GIVEN TASK: Set down all of the data that follows word for word, without the images.

____________

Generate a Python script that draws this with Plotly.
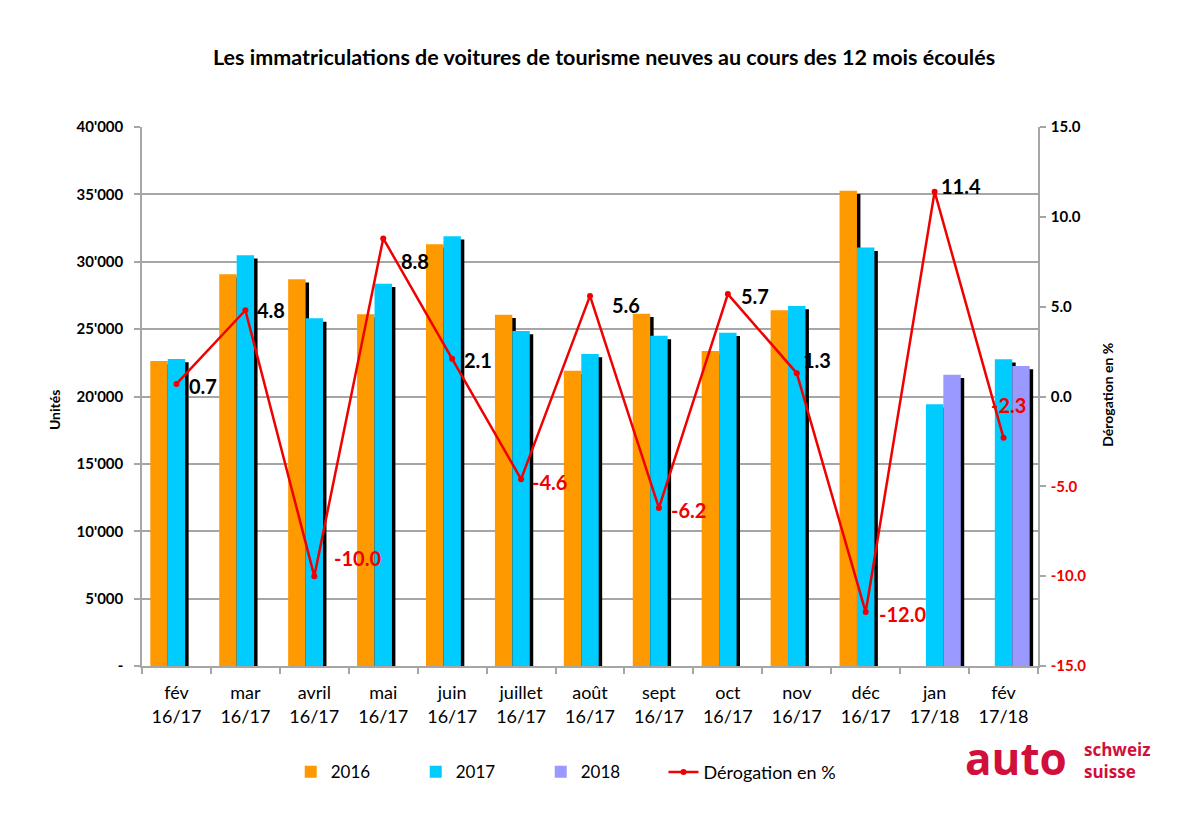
import plotly.graph_objects as go

# ---------------- data ----------------
months = ["fév", "mar", "avril", "mai", "juin", "juillet", "août", "sept", "oct", "nov", "déc", "jan", "fév"]
periods = ["16/17"] * 11 + ["17/18"] * 2
units_2016 = [22630, 29070, 28700, 26100, 31300, 26070, 21920, 26150, 23380, 26400, 35270, None, None]
units_2017 = [22780, 30480, 25800, 28370, 31900, 24860, 23150, 24500, 24740, 26720, 31050, 19420, 22760]
units_2018 = [None] * 11 + [21620, 22260]
derogation = [0.7, 4.8, -10.0, 8.8, 2.1, -4.6, 5.6, -6.2, 5.7, 1.3, -12.0, 11.4, -2.3]
left_tick_vals = [0, 5000, 10000, 15000, 20000, 25000, 30000, 35000, 40000]
left_tick_text = ["-", "5'000", "10'000", "15'000", "20'000", "25'000", "30'000", "35'000", "40'000"]
right_tick_vals = [-15, -10, -5, 0, 5, 10, 15]

# ---------------- style ----------------
FONT = "Lato"
C2016, C2017, C2018 = "#FF9900", "#00CCFF", "#9999FF"
RED = "#F00000"
LOGO = "#D0103A"
GRID = "#A6A6A6"
W = 0.253
SH_X, SH_Y = 0.05, -245
slot = {"2016": -1.5 * W, "2017": -0.5 * W, "2018": 0.5 * W}
# pixel offsets of the data labels (xshift, yshift)
label_offsets = [(11, -2), (10, 0), (18, 18), (16, -23), (10, -1), (9, -3), (20, -9),
                 (10, -2), (11, -2), (4, 13), (11, -2), (4, 6), (-15, 33)]

x = list(range(len(months)))
series = [("2016", units_2016, C2016), ("2017", units_2017, C2017), ("2018", units_2018, C2018)]

fig = go.Figure()
# shadows first
for name, vals, col in series:
    fig.add_trace(go.Bar(x=x, y=vals, base=SH_Y, width=W, offset=slot[name] + SH_X,
                         marker=dict(color="black", line=dict(width=0)),
                         showlegend=False, hoverinfo="skip"))
for name, vals, col in series:
    fig.add_trace(go.Bar(x=x, y=vals, width=W, offset=slot[name], name=name,
                         marker=dict(color=col, line=dict(width=0))))

fig.add_trace(go.Scatter(x=x, y=derogation, yaxis="y2", mode="lines+markers",
                         name="Dérogation en %", legend="legend2",
                         line=dict(color=RED, width=2.5),
                         marker=dict(color=RED, size=6)))

annotations = []
for i, d in enumerate(derogation):
    dx, dy = label_offsets[i]
    annotations.append(dict(x=i, y=d, xref="x", yref="y2", text=f"{d:.1f}",
                            showarrow=False, xanchor="left", yanchor="middle",
                            xshift=dx, yshift=dy,
                            font=dict(family=FONT, size=20, color="black" if d >= 0 else RED,
                                      weight="bold")))

annotations += [
    dict(text="Les immatriculations de voitures de tourisme neuves au cours des 12 mois écoulés",
         xref="paper", yref="paper", x=0.516, y=1.13, showarrow=False,
         xanchor="center", yanchor="middle",
         font=dict(family=FONT, size=21.5, color="black", weight="bold")),
    dict(text="Unités", xref="paper", yref="paper", x=-0.097, y=0.475, textangle=-90,
         showarrow=False, xanchor="center", yanchor="middle",
         font=dict(family=FONT, size=14, color="black", weight="bold")),
    dict(text="Dérogation en %", xref="paper", yref="paper", x=1.078, y=0.503, textangle=-90,
         showarrow=False, xanchor="center", yanchor="middle",
         font=dict(family=FONT, size=14, color="black", weight="bold")),
    dict(text="auto", xref="paper", yref="paper", x=0.916, y=-0.170, showarrow=False,
         xanchor="left", yanchor="middle",
         font=dict(family="Open Sans", size=44, color=LOGO, weight="bold")),
    dict(text="schweiz<br>suisse", xref="paper", yref="paper", x=1.049, y=-0.176,
         showarrow=False, xanchor="left", yanchor="middle", align="left",
         font=dict(family="Open Sans", size=17, color=LOGO, weight="bold")),
]

right_tick_text = [
    (f"<span style='color:{RED}'>{v:.1f}</span>" if v < 0 else f"{v:.1f}") for v in right_tick_vals
]

# the page body has an 8px margin, so the figure is 8px smaller and margins are shifted
fig.update_layout(
    width=1192, height=831,
    margin=dict(l=134, r=162, t=119, b=173),
    paper_bgcolor="white", plot_bgcolor="white",
    barmode="overlay",
    font=dict(family=FONT, color="black"),
    xaxis=dict(range=[-0.5, len(months) - 0.5],
               tickvals=x, ticktext=[f"{m}<br>{p}" for m, p in zip(months, periods)],
               ticks="", tickfont=dict(size=18, family=FONT, color="black"),
               ticklabelstandoff=10,
               showline=True, linecolor=GRID, linewidth=1.5, showgrid=False, zeroline=False,
               minor=dict(tickvals=[i - 0.5 for i in range(len(months) + 1)],
                          ticks="outside", ticklen=6, tickcolor=GRID, tickwidth=1.5)),
    yaxis=dict(range=[0, 40000], tickvals=left_tick_vals, ticktext=left_tick_text,
               ticks="outside", ticklen=6, tickcolor=GRID, tickwidth=1.5,
               ticklabelstandoff=8,
               tickfont=dict(size=15, family=FONT, color="black", weight="bold"),
               showline=True, linecolor=GRID, linewidth=1.5,
               showgrid=True, gridcolor=GRID, gridwidth=1.5, zeroline=False),
    yaxis2=dict(range=[-15, 15], overlaying="y", side="right",
                tickvals=right_tick_vals, ticktext=right_tick_text,
                ticks="outside", ticklen=6, tickcolor=GRID, tickwidth=1.5,
                ticklabelstandoff=2,
                tickfont=dict(size=15, family=FONT, color="black", weight="bold"),
                showline=True, linecolor=GRID, linewidth=1.5,
                showgrid=False, zeroline=False),
    legend=dict(orientation="h", x=0.166, y=-0.197, xanchor="left", yanchor="middle",
                font=dict(size=17, family=FONT, color="black"),
                entrywidth=80, entrywidthmode="pixels", traceorder="normal",
                bgcolor="rgba(0,0,0,0)"),
    legend2=dict(orientation="h", x=0.582, y=-0.197, xanchor="left", yanchor="middle",
                 font=dict(size=18, family=FONT, color="black"),
                 bgcolor="rgba(0,0,0,0)"),
    annotations=annotations,
    showlegend=True,
)

fig.write_html("out.html")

____________

OUTPUT BELOW:
Generate a Python script that draws this with Plotly.
import plotly.graph_objects as go

# ---------------- data ----------------
months = ["fév", "mar", "avril", "mai", "juin", "juillet", "août", "sept", "oct", "nov", "déc", "jan", "fév"]
periods = ["16/17"] * 11 + ["17/18"] * 2
units_2016 = [22630, 29070, 28700, 26100, 31300, 26070, 21920, 26150, 23380, 26400, 35270, None, None]
units_2017 = [22780, 30480, 25800, 28370, 31900, 24860, 23150, 24500, 24740, 26720, 31050, 19420, 22760]
units_2018 = [None] * 11 + [21620, 22260]
derogation = [0.7, 4.8, -10.0, 8.8, 2.1, -4.6, 5.6, -6.2, 5.7, 1.3, -12.0, 11.4, -2.3]
left_tick_vals = [0, 5000, 10000, 15000, 20000, 25000, 30000, 35000, 40000]
left_tick_text = ["-", "5'000", "10'000", "15'000", "20'000", "25'000", "30'000", "35'000", "40'000"]
right_tick_vals = [-15, -10, -5, 0, 5, 10, 15]

# ---------------- style ----------------
FONT = "Lato"
C2016, C2017, C2018 = "#FF9900", "#00CCFF", "#9999FF"
RED = "#F00000"
LOGO = "#D0103A"
GRID = "#A6A6A6"
W = 0.253
SH_X, SH_Y = 0.05, -245
slot = {"2016": -1.5 * W, "2017": -0.5 * W, "2018": 0.5 * W}
# pixel offsets of the data labels (xshift, yshift)
label_offsets = [(11, -2), (10, 0), (18, 18), (16, -23), (10, -1), (9, -3), (20, -9),
                 (10, -2), (11, -2), (4, 13), (11, -2), (4, 6), (-15, 33)]

x = list(range(len(months)))
series = [("2016", units_2016, C2016), ("2017", units_2017, C2017), ("2018", units_2018, C2018)]

fig = go.Figure()
# shadows first
for name, vals, col in series:
    fig.add_trace(go.Bar(x=x, y=vals, base=SH_Y, width=W, offset=slot[name] + SH_X,
                         marker=dict(color="black", line=dict(width=0)),
                         showlegend=False, hoverinfo="skip"))
for name, vals, col in series:
    fig.add_trace(go.Bar(x=x, y=vals, width=W, offset=slot[name], name=name,
                         marker=dict(color=col, line=dict(width=0))))

fig.add_trace(go.Scatter(x=x, y=derogation, yaxis="y2", mode="lines+markers",
                         name="Dérogation en %", legend="legend2",
                         line=dict(color=RED, width=2.5),
                         marker=dict(color=RED, size=6)))

annotations = []
for i, d in enumerate(derogation):
    dx, dy = label_offsets[i]
    annotations.append(dict(x=i, y=d, xref="x", yref="y2", text=f"{d:.1f}",
                            showarrow=False, xanchor="left", yanchor="middle",
                            xshift=dx, yshift=dy,
                            font=dict(family=FONT, size=20, color="black" if d >= 0 else RED,
                                      weight="bold")))

annotations += [
    dict(text="Les immatriculations de voitures de tourisme neuves au cours des 12 mois écoulés",
         xref="paper", yref="paper", x=0.516, y=1.13, showarrow=False,
         xanchor="center", yanchor="middle",
         font=dict(family=FONT, size=21.5, color="black", weight="bold")),
    dict(text="Unités", xref="paper", yref="paper", x=-0.097, y=0.475, textangle=-90,
         showarrow=False, xanchor="center", yanchor="middle",
         font=dict(family=FONT, size=14, color="black", weight="bold")),
    dict(text="Dérogation en %", xref="paper", yref="paper", x=1.078, y=0.503, textangle=-90,
         showarrow=False, xanchor="center", yanchor="middle",
         font=dict(family=FONT, size=14, color="black", weight="bold")),
    dict(text="auto", xref="paper", yref="paper", x=0.916, y=-0.170, showarrow=False,
         xanchor="left", yanchor="middle",
         font=dict(family="Open Sans", size=44, color=LOGO, weight="bold")),
    dict(text="schweiz<br>suisse", xref="paper", yref="paper", x=1.049, y=-0.176,
         showarrow=False, xanchor="left", yanchor="middle", align="left",
         font=dict(family="Open Sans", size=17, color=LOGO, weight="bold")),
]

right_tick_text = [
    (f"<span style='color:{RED}'>{v:.1f}</span>" if v < 0 else f"{v:.1f}") for v in right_tick_vals
]

# the page body has an 8px margin, so the figure is 8px smaller and margins are shifted
fig.update_layout(
    width=1192, height=831,
    margin=dict(l=134, r=162, t=119, b=173),
    paper_bgcolor="white", plot_bgcolor="white",
    barmode="overlay",
    font=dict(family=FONT, color="black"),
    xaxis=dict(range=[-0.5, len(months) - 0.5],
               tickvals=x, ticktext=[f"{m}<br>{p}" for m, p in zip(months, periods)],
               ticks="", tickfont=dict(size=18, family=FONT, color="black"),
               ticklabelstandoff=10,
               showline=True, linecolor=GRID, linewidth=1.5, showgrid=False, zeroline=False,
               minor=dict(tickvals=[i - 0.5 for i in range(len(months) + 1)],
                          ticks="outside", ticklen=6, tickcolor=GRID, tickwidth=1.5)),
    yaxis=dict(range=[0, 40000], tickvals=left_tick_vals, ticktext=left_tick_text,
               ticks="outside", ticklen=6, tickcolor=GRID, tickwidth=1.5,
               ticklabelstandoff=8,
               tickfont=dict(size=15, family=FONT, color="black", weight="bold"),
               showline=True, linecolor=GRID, linewidth=1.5,
               showgrid=True, gridcolor=GRID, gridwidth=1.5, zeroline=False),
    yaxis2=dict(range=[-15, 15], overlaying="y", side="right",
                tickvals=right_tick_vals, ticktext=right_tick_text,
                ticks="outside", ticklen=6, tickcolor=GRID, tickwidth=1.5,
                ticklabelstandoff=2,
                tickfont=dict(size=15, family=FONT, color="black", weight="bold"),
                showline=True, linecolor=GRID, linewidth=1.5,
                showgrid=False, zeroline=False),
    legend=dict(orientation="h", x=0.166, y=-0.197, xanchor="left", yanchor="middle",
                font=dict(size=17, family=FONT, color="black"),
                entrywidth=80, entrywidthmode="pixels", traceorder="normal",
                bgcolor="rgba(0,0,0,0)"),
    legend2=dict(orientation="h", x=0.582, y=-0.197, xanchor="left", yanchor="middle",
                 font=dict(size=18, family=FONT, color="black"),
                 bgcolor="rgba(0,0,0,0)"),
    annotations=annotations,
    showlegend=True,
)

fig.write_html("out.html")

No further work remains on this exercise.